Desde 2005, o consumidor brasileiro pôs na garagem mais de 14 milhões de carros dotados de motor flex, de olho no álcool mais barato nas bombas de combustível. Mas, enquanto a demanda disparou, a oferta patinou e o produto tornou-se escasso e caro no País onde foi criado. Não bastasse essa contradição, o Brasil tem exportado etanol, ao mesmo tempo em que importa esse tipo de combustível de seu maior concorrente, os Estados Unidos. Até março de 2012, quando se encerra a safra atual, o Brasil terá importado 1,2 bilhão de litros de álcool, quase três vezes mais que na temporada passada. E 90% desse volume vem do campo americano. Significa dizer que o Tio Sam, maior comprador de etanol de cana-de-açúcar, tem suprido o equivalente ao consumo mensal brasileiro com seu etanol feito a partir do milho. Faz sentido? Nenhum. Mas há razões para esse curioso intercâmbio comercial.
O Brasil tem de exportar etanol para honrar contratos celebrados nos últimos dois anos, nos quais se comprometeu a vender parte da produção.
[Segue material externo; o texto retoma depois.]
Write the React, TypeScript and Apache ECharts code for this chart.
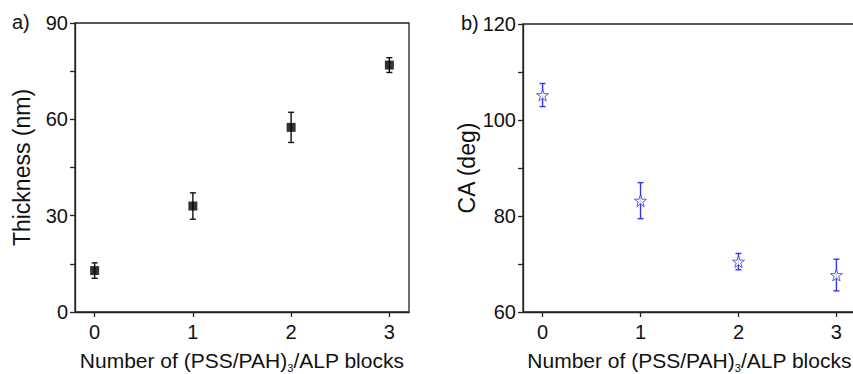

Ao fim da última colheita, 1,4 bilhão de litros do combustível já tinham destino certo no Exterior – e outros 200 milhões de litros foram vendidos no mercado à vista. "Não rasgamos contratos de exportação", disse à DINHEIRO Antônio de Pádua Rodrigues, diretor técnico da União da Indústria de Cana-de-Açúcar (Unica). Só os Estados Unidos, que impõem uma sobretaxa de US$ 0,54 por galão de etanol brasileiro para proteger seus produtores, responderam por 377,7 milhões de litros do que foi exportado pelas usinas até setembro. Trata-se de um crescimento de 20,5% no volume embarcado para os Estados Unidos, enquanto o total exportado neste ano teve queda de 16%.Embora continuem expressivas, as vendas para o Exterior vêm caindo sistematicamente desde 2008, quando foram exportados cinco bilhões de litros.
Mas a exportação de etanol para os Estados Unidos continua um bom negócio. Desde o início do ano, a Califórnia – dona de uma frota de carros maior que a brasileira – paga um bônus a biocombustíveis avançados, como forma de estimular a redução de emissões de gás carbônico. Esse prêmio recupera a competitividade do produto brasileiro e garante a demanda pelo produto, já que o etanol de milho não se enquadra na legislação. Na contramão, a venda para o Brasil viabilizou-se desde que o governo zerou a alíquota de importação de álcool em abril, reduzindo, com isso, o preço final ao consumidor. "Saem um barco daqui e um de lá para cá, e eles ainda nos pagam", diz Edgar Ferreira de Beauclair, coordenador do grupo de estudos da cana-de-açúcar da Escola Superior de Agricultura Luiz de Queiroz, da Universidade de São Paulo (USP). "O subsídio deles acaba tornando o etanol de milho barato para exportar para o Brasil." As empresas do setor estão atentas a esse cenário curioso e têm buscado lucrar com ele.
A Delta Energia, trading da área de commodities e dona de uma usina em Ribeirão Preto (SP), abriu um escritório em Houston, no Texas, no início do ano. De lá, importa etanol brasileiro e exporta o combustível americano. "Mesmo com os preços altos, a demanda pelo etanol brasileiro vai continuar", diz Fabrício Ataíde, agente comercial da Delta. A ETH Bioenergia, maior produtora de etanol no Brasil, tem concentrado toda sua produção no mercado brasileiro, mas também importa etanol dos Estados Unidos. "Todo mercado que tem o potencial de multiplicar seu tamanho por dois, como o brasileiro, é atrativo", disse à DINHEIRO José Carlos Grubisich, presidente da ETH. Ele conta que a empresa investiu R$ 7 bilhões em sete novas usinas, nos últimos três anos, e nesta safra adicionará 120 mil novos hectares à sua área plantada, mas cobra políticas de financiamento para a lavoura e estocagem. "A retomada da renovação das lavouras existentes e da ampliação dos canaviais é fundamental", afirma. Segundo Grubisich, pelo menos 20% da lavoura precisa ser renovada a cada ano.